Et oui, si on fait un chiffre d'affaires de 800 000 euros avec 90 000 euros de bénéfice à la fin ou bien un chiffre de 400 000 avec 85 000 euros de bénéfice à la fin bah y'a pas photo. Perso je choisis les 400 000 euros de chiffre. Car j'aurais moins travaillé pour quasiment le même résultat, j'aurais fait beaucoup plus de qualité, mes clients seront plus satisfaits, j'aurais plus d'estime de moi même et de satisfaction professionnelle, et je serai libre ! Pour moi y'a pas photo, c'est tout bénef.
Et je parle en tant qu'indépendant. Je n'ai pas une enseigne comme Pierre qui lui assure une base de chiffre d'affaires importante. Et franchement, avoir une enseigne qui réclame un pourcentage du chiffre pour la notoriété de l'enseigne et la publicité, tout ça pour au final ne pas s'appuyer sur l'enseigne et sa notoriété mais plutôt sur le réseau fermé, je vois vraiment pas l'intérêt. Vous payez une commission sur le chiffre d'affaires et un droit d'entrée pour avoir une enseigne et vous vous appuyez sur Kalixia pour avoir une clientèle. Ca n'a pas vraiment de sens non ? Vous perdez sur tous les plans ça veut dire. Vous payez une enseigne mais c'est le réseau qui vous fait votre clientèle. Donc vous perdez en payant l'enseigne alors que c'est pas elle qui vous rapporte, et vous perdez en faisant le réseau fermé où vous devez travailler 2 fois plus pour parvenir au même résultat.
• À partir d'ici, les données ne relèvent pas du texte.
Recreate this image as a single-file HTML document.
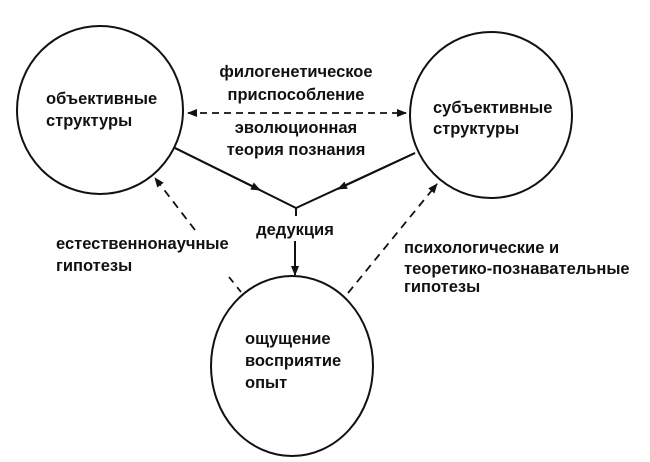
<!DOCTYPE html>
<html><head><meta charset="utf-8"><style>
html,body{margin:0;padding:0;background:#fff;}
svg{display:block;}
text{font-family:"Liberation Sans","DejaVu Sans",sans-serif;font-size:16.5px;font-weight:bold;fill:#111;}
</style></head><body>
<svg width="650" height="462" viewBox="0 0 650 462" xmlns="http://www.w3.org/2000/svg">
<defs>
<marker id="a" markerWidth="10" markerHeight="8" refX="9" refY="4" orient="auto-start-reverse" markerUnits="userSpaceOnUse">
<path d="M0,0 L10,4 L0,8 Z" fill="#111"/></marker>
</defs>
<g fill="none" stroke="#111" stroke-width="2">
<ellipse cx="100" cy="110" rx="83" ry="84"/>
<ellipse cx="491" cy="115" rx="81" ry="83"/>
<ellipse cx="292" cy="366" rx="81" ry="90"/>
<line x1="188" y1="113" x2="406" y2="113" stroke-dasharray="7,5" marker-end="url(#a)" marker-start="url(#a)" stroke-width="1.8"/>
<polyline points="175,148 296,208 415,153"/>
<line x1="175" y1="148" x2="260" y2="190" marker-end="url(#a)"/>
<line x1="415" y1="153" x2="338" y2="189" marker-end="url(#a)"/>
<line x1="296" y1="208" x2="296" y2="216"/>
<line x1="295" y1="241" x2="295" y2="275" marker-end="url(#a)"/>
<line x1="195" y1="230" x2="155" y2="178" stroke-dasharray="8,6" marker-end="url(#a)" stroke-width="1.8"/>
<line x1="229" y1="277" x2="241" y2="292" stroke-dasharray="7,6" stroke-width="1.8"/>
<line x1="348" y1="293" x2="437" y2="184" stroke-dasharray="8,6" marker-end="url(#a)" stroke-width="1.8"/>
</g>
<text x="46" y="104">объективные</text>
<text x="46" y="126">структуры</text>
<text x="433" y="113">субъективные</text>
<text x="433" y="134">структуры</text>
<text x="296" y="77" text-anchor="middle">филогенетическое</text>
<text x="296" y="100" text-anchor="middle">приспособление</text>
<text x="296" y="133" text-anchor="middle">эволюционная</text>
<text x="296" y="155" text-anchor="middle">теория познания</text>
<text x="295" y="235" text-anchor="middle">дедукция</text>
<text x="56" y="249">естественнонаучные</text>
<text x="56" y="271">гипотезы</text>
<text x="404" y="253">психологические и</text>
<text x="404" y="274">теоретико-познавательные</text>
<text x="404" y="292">гипотезы</text>
<text x="245" y="344">ощущение</text>
<text x="245" y="366">восприятие</text>
<text x="245" y="388">опыт</text>
</svg>
</body></html>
Bon je crois que tout le monde aura saisi mon point de vue. Abandonnez les réseaux de soins. C'est inutile. Faites un magasin attractif, ayez un bon contact clientèle, proposez le tiers payant pour que vos clients connaissent leur remboursement et leur reste à charge, et roulez jeunesse. Vous y gagnerez aussi bien à court terme qu'à long terme.
35% de ta clientèle ... pour quel résultat net ? des clopinettes, car une fois tout payé, il ne reste rien ...
On comprend mieux la collusion entre gouvernement et lobby mutualiste et leur faciliter à faire passer des lois en leurs faveurs.